- Given information:
━━━━━━━━
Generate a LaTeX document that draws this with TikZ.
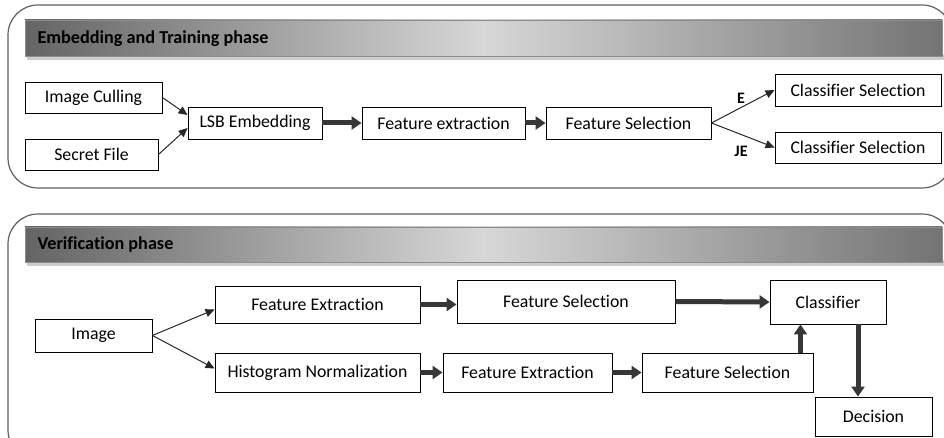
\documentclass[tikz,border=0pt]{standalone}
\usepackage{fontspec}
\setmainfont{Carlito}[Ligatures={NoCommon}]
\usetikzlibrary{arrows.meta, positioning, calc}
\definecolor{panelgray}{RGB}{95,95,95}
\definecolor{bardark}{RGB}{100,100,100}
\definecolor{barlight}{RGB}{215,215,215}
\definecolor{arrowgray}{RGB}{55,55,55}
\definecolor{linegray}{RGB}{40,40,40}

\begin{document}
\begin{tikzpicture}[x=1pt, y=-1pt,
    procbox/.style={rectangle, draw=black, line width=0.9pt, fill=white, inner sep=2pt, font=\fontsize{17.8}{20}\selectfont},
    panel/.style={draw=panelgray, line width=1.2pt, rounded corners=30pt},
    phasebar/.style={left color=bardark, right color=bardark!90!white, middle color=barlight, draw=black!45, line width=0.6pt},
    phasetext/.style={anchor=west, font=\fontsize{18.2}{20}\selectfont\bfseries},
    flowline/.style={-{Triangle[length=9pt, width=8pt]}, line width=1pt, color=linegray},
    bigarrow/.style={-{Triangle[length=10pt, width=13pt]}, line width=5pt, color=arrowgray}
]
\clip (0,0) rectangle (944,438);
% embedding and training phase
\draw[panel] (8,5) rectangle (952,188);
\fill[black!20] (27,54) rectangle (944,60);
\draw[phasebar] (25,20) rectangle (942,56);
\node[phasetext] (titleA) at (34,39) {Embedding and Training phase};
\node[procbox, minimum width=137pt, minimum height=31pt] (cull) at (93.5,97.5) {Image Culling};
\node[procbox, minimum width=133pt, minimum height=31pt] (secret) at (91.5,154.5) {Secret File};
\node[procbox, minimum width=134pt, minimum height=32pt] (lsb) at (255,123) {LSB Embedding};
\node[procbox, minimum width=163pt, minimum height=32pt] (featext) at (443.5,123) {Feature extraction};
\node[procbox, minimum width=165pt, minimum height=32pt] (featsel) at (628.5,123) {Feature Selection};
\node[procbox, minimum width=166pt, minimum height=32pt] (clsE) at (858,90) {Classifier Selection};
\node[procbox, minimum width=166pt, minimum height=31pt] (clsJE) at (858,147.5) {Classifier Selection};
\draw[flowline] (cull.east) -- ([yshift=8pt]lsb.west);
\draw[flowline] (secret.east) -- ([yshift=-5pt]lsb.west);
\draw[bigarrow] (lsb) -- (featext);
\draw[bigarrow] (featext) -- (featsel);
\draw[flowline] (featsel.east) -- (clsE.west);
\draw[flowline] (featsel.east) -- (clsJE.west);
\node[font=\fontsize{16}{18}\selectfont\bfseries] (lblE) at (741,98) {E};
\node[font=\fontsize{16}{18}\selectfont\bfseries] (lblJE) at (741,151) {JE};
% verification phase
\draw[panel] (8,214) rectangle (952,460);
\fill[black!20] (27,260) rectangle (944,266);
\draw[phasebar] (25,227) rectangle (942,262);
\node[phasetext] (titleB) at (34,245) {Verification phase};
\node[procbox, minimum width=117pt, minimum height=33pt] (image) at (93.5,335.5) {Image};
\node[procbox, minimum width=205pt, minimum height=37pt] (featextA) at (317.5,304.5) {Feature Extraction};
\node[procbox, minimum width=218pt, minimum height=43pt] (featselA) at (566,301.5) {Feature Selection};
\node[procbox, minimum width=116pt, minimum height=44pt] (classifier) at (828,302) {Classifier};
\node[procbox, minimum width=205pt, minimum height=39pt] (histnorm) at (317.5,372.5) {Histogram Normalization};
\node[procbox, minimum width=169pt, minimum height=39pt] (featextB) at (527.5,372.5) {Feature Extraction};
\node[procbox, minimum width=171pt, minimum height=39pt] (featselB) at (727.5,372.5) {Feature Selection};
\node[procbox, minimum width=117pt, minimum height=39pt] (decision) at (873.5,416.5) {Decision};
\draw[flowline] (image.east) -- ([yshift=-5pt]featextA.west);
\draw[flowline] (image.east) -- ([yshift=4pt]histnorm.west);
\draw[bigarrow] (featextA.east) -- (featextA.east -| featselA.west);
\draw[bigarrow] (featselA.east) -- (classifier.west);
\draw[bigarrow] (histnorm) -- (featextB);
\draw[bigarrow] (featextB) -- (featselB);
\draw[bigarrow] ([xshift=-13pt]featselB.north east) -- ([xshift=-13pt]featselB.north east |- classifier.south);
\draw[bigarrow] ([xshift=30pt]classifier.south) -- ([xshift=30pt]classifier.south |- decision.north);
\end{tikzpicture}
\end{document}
━━━━━━━━
- Request:
Repeat the material above in full and exactly, omitting the pictures.

- Correct answer:
Generate a LaTeX document that draws this with TikZ.
\documentclass[tikz,border=0pt]{standalone}
\usepackage{fontspec}
\setmainfont{Carlito}[Ligatures={NoCommon}]
\usetikzlibrary{arrows.meta, positioning, calc}
\definecolor{panelgray}{RGB}{95,95,95}
\definecolor{bardark}{RGB}{100,100,100}
\definecolor{barlight}{RGB}{215,215,215}
\definecolor{arrowgray}{RGB}{55,55,55}
\definecolor{linegray}{RGB}{40,40,40}

\begin{document}
\begin{tikzpicture}[x=1pt, y=-1pt,
    procbox/.style={rectangle, draw=black, line width=0.9pt, fill=white, inner sep=2pt, font=\fontsize{17.8}{20}\selectfont},
    panel/.style={draw=panelgray, line width=1.2pt, rounded corners=30pt},
    phasebar/.style={left color=bardark, right color=bardark!90!white, middle color=barlight, draw=black!45, line width=0.6pt},
    phasetext/.style={anchor=west, font=\fontsize{18.2}{20}\selectfont\bfseries},
    flowline/.style={-{Triangle[length=9pt, width=8pt]}, line width=1pt, color=linegray},
    bigarrow/.style={-{Triangle[length=10pt, width=13pt]}, line width=5pt, color=arrowgray}
]
\clip (0,0) rectangle (944,438);
% embedding and training phase
\draw[panel] (8,5) rectangle (952,188);
\fill[black!20] (27,54) rectangle (944,60);
\draw[phasebar] (25,20) rectangle (942,56);
\node[phasetext] (titleA) at (34,39) {Embedding and Training phase};
\node[procbox, minimum width=137pt, minimum height=31pt] (cull) at (93.5,97.5) {Image Culling};
\node[procbox, minimum width=133pt, minimum height=31pt] (secret) at (91.5,154.5) {Secret File};
\node[procbox, minimum width=134pt, minimum height=32pt] (lsb) at (255,123) {LSB Embedding};
\node[procbox, minimum width=163pt, minimum height=32pt] (featext) at (443.5,123) {Feature extraction};
\node[procbox, minimum width=165pt, minimum height=32pt] (featsel) at (628.5,123) {Feature Selection};
\node[procbox, minimum width=166pt, minimum height=32pt] (clsE) at (858,90) {Classifier Selection};
\node[procbox, minimum width=166pt, minimum height=31pt] (clsJE) at (858,147.5) {Classifier Selection};
\draw[flowline] (cull.east) -- ([yshift=8pt]lsb.west);
\draw[flowline] (secret.east) -- ([yshift=-5pt]lsb.west);
\draw[bigarrow] (lsb) -- (featext);
\draw[bigarrow] (featext) -- (featsel);
\draw[flowline] (featsel.east) -- (clsE.west);
\draw[flowline] (featsel.east) -- (clsJE.west);
\node[font=\fontsize{16}{18}\selectfont\bfseries] (lblE) at (741,98) {E};
\node[font=\fontsize{16}{18}\selectfont\bfseries] (lblJE) at (741,151) {JE};
% verification phase
\draw[panel] (8,214) rectangle (952,460);
\fill[black!20] (27,260) rectangle (944,266);
\draw[phasebar] (25,227) rectangle (942,262);
\node[phasetext] (titleB) at (34,245) {Verification phase};
\node[procbox, minimum width=117pt, minimum height=33pt] (image) at (93.5,335.5) {Image};
\node[procbox, minimum width=205pt, minimum height=37pt] (featextA) at (317.5,304.5) {Feature Extraction};
\node[procbox, minimum width=218pt, minimum height=43pt] (featselA) at (566,301.5) {Feature Selection};
\node[procbox, minimum width=116pt, minimum height=44pt] (classifier) at (828,302) {Classifier};
\node[procbox, minimum width=205pt, minimum height=39pt] (histnorm) at (317.5,372.5) {Histogram Normalization};
\node[procbox, minimum width=169pt, minimum height=39pt] (featextB) at (527.5,372.5) {Feature Extraction};
\node[procbox, minimum width=171pt, minimum height=39pt] (featselB) at (727.5,372.5) {Feature Selection};
\node[procbox, minimum width=117pt, minimum height=39pt] (decision) at (873.5,416.5) {Decision};
\draw[flowline] (image.east) -- ([yshift=-5pt]featextA.west);
\draw[flowline] (image.east) -- ([yshift=4pt]histnorm.west);
\draw[bigarrow] (featextA.east) -- (featextA.east -| featselA.west);
\draw[bigarrow] (featselA.east) -- (classifier.west);
\draw[bigarrow] (histnorm) -- (featextB);
\draw[bigarrow] (featextB) -- (featselB);
\draw[bigarrow] ([xshift=-13pt]featselB.north east) -- ([xshift=-13pt]featselB.north east |- classifier.south);
\draw[bigarrow] ([xshift=30pt]classifier.south) -- ([xshift=30pt]classifier.south |- decision.north);
\end{tikzpicture}
\end{document}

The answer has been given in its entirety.